“Multifaceted practitioner Tayie Ojo unfolds the tools of poetry and visual art to generate compelling and compassionate visions of belonging and interconnection. The project AND IF WE OBSERVE THE PRESENT aims to addresses through poetic, visual and sonic landscapes the toxic legacy of oil pollution and neocolonial practices in Ogoniland, simultaneously calling to account those large, systemic forces at play in this environment, as well as bearing witness to the intimate, human-scale stories and realities of being there.”
Jury Statement
My creative practice combines art and research carried out in the environment of the Ogoni communities in the Niger-delta region while raising awareness of its socio-environmental interconnections and the impact of human actions on nature. For this project, I will develop a new body of written work (with visual, sonic and interactive elements) that explores the toxic legacy of oil pollution in Ogoniland. I will capture a selection of poems that confront, via an intersectional lens, endemic abuse, the architecture of exploration and exploitation, the culture of silence and denial, and the effect of neocolonial politics, commerce, and military adventurism.
This project is concerned with the notion of futurity or ecological futures, including but not limited to: Anthropocene and climate futures, ecofeminism and queer futures, black futurity, post-pandemic futures, the effect of subsidence on coastal oil communities, and a focus on remediation, reconciliation, militant conflicts, and public health crises. I will also delve into cultural (food) practice and related emotions because the Ogoni landscape is deeply connected to the locals’ firsthand experiences, and the plummeting state of the creeks resulting from oil spillage. I am interested in asking how I can highlight the way the creeks and the inhabitants influence each other. I will reflect on the local significance of this work as an act of activism and, at the same time, as an opportunity to become a participant in the universal dialogue about the environment.
The aim of this series is to bear witness to the intensity of destruction in this “zone of sacrifice,” this place that provides fuel for the carbon bloodstream of our society and yet is so forgotten and ignored by the same people who benefit from it.
Ojo Taiye
Ojo Taiye is a Nigerian artist, eco-activist and writer who uses poetry as a handy tool to hide his frustration with society.

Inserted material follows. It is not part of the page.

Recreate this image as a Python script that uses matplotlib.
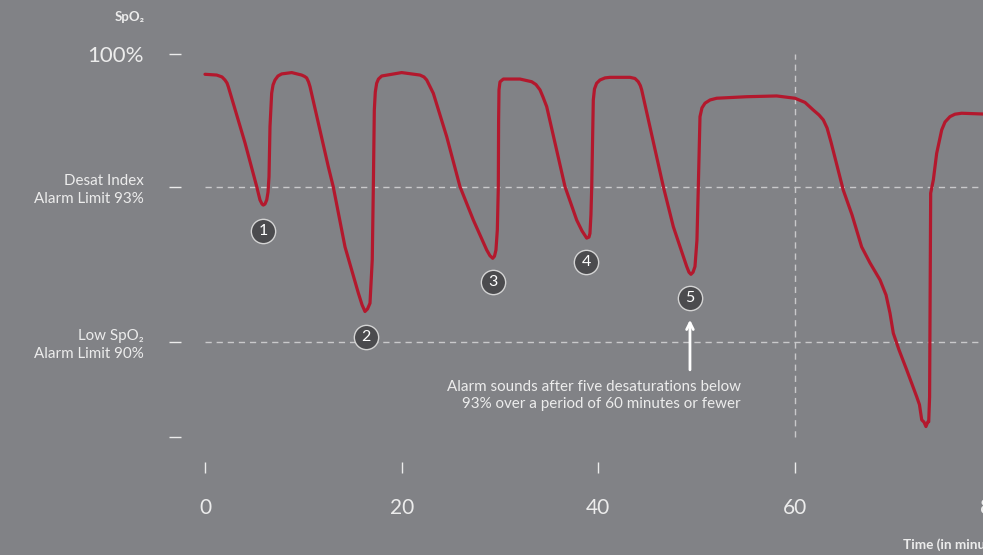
import numpy as np
import matplotlib
matplotlib.use("Agg")
import matplotlib.pyplot as plt

# SpO2-Verlauf (schematisch)
TIME_MIN = [0.0, 1.19, 1.73, 2.03, 2.24, 2.37, 4.07, 5.26, 5.59, 5.80, 5.93, 6.10, 6.28,
            6.41, 6.51, 6.61, 6.78, 6.92, 7.12, 7.42, 7.80, 8.82, 9.83, 10.12, 10.34,
            10.53, 10.68, 12.54, 13.04, 14.24, 15.59, 15.97, 16.27, 16.53, 16.78, 17.01,
            17.12, 17.22, 17.32, 17.46, 17.64, 17.97, 20.00, 21.86, 22.27, 22.55, 22.78,
            23.22, 24.58, 25.93, 27.29, 28.65, 28.98, 29.26, 29.44, 29.59, 29.73, 29.83,
            29.86, 29.90, 30.00, 30.34, 32.03, 33.22, 33.66, 34.07, 34.37, 34.75, 36.61,
            37.80, 38.34, 38.82, 39.05, 39.15, 39.25, 39.33, 39.49, 39.61, 39.83, 40.17,
            40.68, 41.19, 43.22, 43.73, 44.06, 44.27, 44.41, 46.61, 47.63, 48.99, 49.22,
            49.42, 49.63, 49.83, 50.03, 50.17, 50.34, 50.54, 50.85, 51.37, 52.04, 55.09,
            58.14, 60.00, 61.02, 61.86, 62.44, 62.88, 63.26, 63.66, 64.91, 65.26, 65.80,
            66.78, 67.63, 68.65, 69.26, 69.66, 70.00, 70.58, 71.36, 72.38, 72.66, 72.89,
            73.12, 73.32, 73.51, 73.60, 73.69, 73.73, 73.80, 74.07, 74.41, 74.92, 75.26,
            75.76, 76.27, 76.95, 79.12]
SPO2 = [98.93, 98.89, 98.79, 98.63, 98.47, 98.28, 95.32, 93.02, 92.75, 92.67, 92.65, 92.67,
        92.75, 92.90, 93.54, 96.17, 97.93, 98.37, 98.63, 98.84, 98.95, 99.02, 98.89, 98.82,
        98.74, 98.53, 98.28, 94.07, 93.02, 91.84, 90.95, 90.72, 90.59, 90.64, 90.75, 91.59,
        93.02, 97.05, 98.00, 98.46, 98.68, 98.84, 99.02, 98.89, 98.79, 98.63, 98.39, 97.93,
        95.65, 93.02, 92.36, 91.78, 91.67, 91.62, 91.66, 91.78, 92.17, 93.02, 96.53, 98.11,
        98.53, 98.68, 98.68, 98.54, 98.39, 98.11, 97.74, 97.23, 93.02, 92.36, 92.15, 92.01,
        92.03, 92.10, 92.46, 93.02, 97.58, 98.16, 98.46, 98.63, 98.74, 98.77, 98.77, 98.71,
        98.54, 98.34, 98.11, 93.02, 92.23, 91.46, 91.35, 91.31, 91.35, 91.46, 91.97, 93.02,
        96.70, 97.16, 97.41, 97.58, 97.67, 97.75, 97.79, 97.67, 97.45, 97.05, 96.79, 96.53,
        96.11, 95.37, 92.94, 92.75, 92.46, 91.84, 91.53, 91.20, 90.91, 90.56, 90.17, 89.75,
        89.12, 88.27, 88.02, 87.54, 87.47, 87.33, 87.48, 87.48, 88.26, 90.30, 92.88, 93.37,
        94.77, 96.00, 96.42, 96.70, 96.83, 96.88, 96.84]

# nummerierte Entsaettigungen
EVENT_T = [5.90, 16.37, 29.29, 38.75, 49.32]
EVENT_Y = [92.15, 90.10, 91.16, 91.55, 90.85]
EVENT_LBL = ["1", "2", "3", "4", "5"]

X_TICKS = [0, 20, 40, 60, 80]
Y_TICKS = [87, 90, 93, 100]
Y_LABELS = ["", "Low SpO\u2082\nAlarm Limit 90%", "Desat Index\nAlarm Limit 93%", "100%"]
DESAT_LIMIT = 93
LOW_LIMIT = 90
WINDOW_END = 60

# nicht-lineare Achse der Vorlage (stueckweise linear)
SCALE_V = [70, 87, 90, 93, 100, 120]
SCALE_P = [-975.3, -437, -342, -187, -54, 326]


def fwd(v):
    return np.interp(v, SCALE_V, SCALE_P)


def inv(p):
    return np.interp(p, SCALE_P, SCALE_V)


BG = "#818286"
RED = "#b3182d"
TXT = "#ececec"
DASH = "#c9c9cb"
FONT = ["Lato", "DejaVu Sans"]

plt.rcParams["font.family"] = FONT

fig = plt.figure(figsize=(9.83, 5.55), dpi=100, facecolor=BG)
ax = fig.add_axes([181 / 983, 93 / 555, 819 / 983, 462 / 555])
ax.set_facecolor(BG)
ax.set_yscale("function", functions=(fwd, inv))
ax.set_xlim(-2.44, 80.85)
ax.set_ylim(86.21, 102.84)
for s in ax.spines.values():
    s.set_visible(False)

ax.hlines([DESAT_LIMIT, LOW_LIMIT], 0, 80.85, colors=DASH, lw=1.0,
          linestyles=(0, (4.5, 3.5)), zorder=1)
ax.vlines(WINDOW_END, 87, 100, colors=DASH, lw=1.0, linestyles=(0, (4.5, 3.5)), zorder=1)

ax.plot(TIME_MIN, SPO2, color=RED, lw=2.3, solid_joinstyle="round",
        solid_capstyle="round", zorder=3)

ax.plot(EVENT_T, EVENT_Y, "o", ms=17.5, mfc="#4b4b4e", mec="#d4d4d4", mew=1.0, zorder=4)
for t, y, l in zip(EVENT_T, EVENT_Y, EVENT_LBL):
    ax.text(t, y, l, color="white", fontsize=11.5, ha="center", va="center", zorder=5)

ax.annotate("", xy=(EVENT_T[4], 90.43), xytext=(EVENT_T[4], 89.12),
            arrowprops=dict(arrowstyle="->", color="white", lw=2.0,
                            mutation_scale=12, shrinkA=0, shrinkB=0))
ax.text(54.51, 88.31,
        "Alarm sounds after five desaturations below\n93% over a period of 60 minutes or fewer",
        ha="right", va="center", multialignment="right", color=TXT, fontsize=10.9,
        linespacing=1.3)

ax.set_xticks(X_TICKS)
ax.set_xticklabels([str(x) for x in X_TICKS])
ax.set_yticks(Y_TICKS)
ax.set_yticklabels(Y_LABELS)
ax.tick_params(axis="x", direction="out", length=8, width=1.0, color=TXT,
               labelcolor=TXT, labelsize=15, pad=18)
ax.tick_params(axis="y", direction="out", length=8.5, width=1.0, color=TXT,
               labelcolor=TXT, labelsize=10.9, pad=18)
ylabs = ax.get_yticklabels()
ylabs[3].set_fontsize(16)
for lab in ylabs[1:3]:
    lab.set_linespacing(1.3)

fig.text(130 / 983, 1 - 17 / 555, "SpO\u2082", color=TXT, fontsize=9.5, fontweight="bold",
         ha="center", va="center")
fig.text(903 / 983, 1 - 545 / 555, "Time (in minutes)", color=TXT, fontsize=9.8,
         fontweight="bold", ha="left", va="center")

fig.savefig("out.png", dpi=100, facecolor=BG)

His practice is collaborative and often draws from personal experience or interpretation of climate change, homelessness, migration, as well as a breadth of transversal issues ranging from racism and black identity to mental health. His current project explores neocolonialism, institutionalized violence and ecological trauma in the oil-rich, polluted Niger delta. His poems have been published or are forthcoming in Narrative Magazine, Mycelia, The Spectacle, Salamander, Consequence, Stinging Fly, Rattle, Cincinnati Review, Banshee, Willow Springs, Lambda Literary, Fiddlehead, Puritan, Frontier Poetry, Notre Dame Review, and Strange Horizon. Taiye worked on the Future(s) 2021 with Catalyst Arts and Belfast Photo Festival; 2021 Sustrans Black History Month Art Project, 2021-22 Scene Stirling COP26 Climate Commission and switch art project 2021/2022.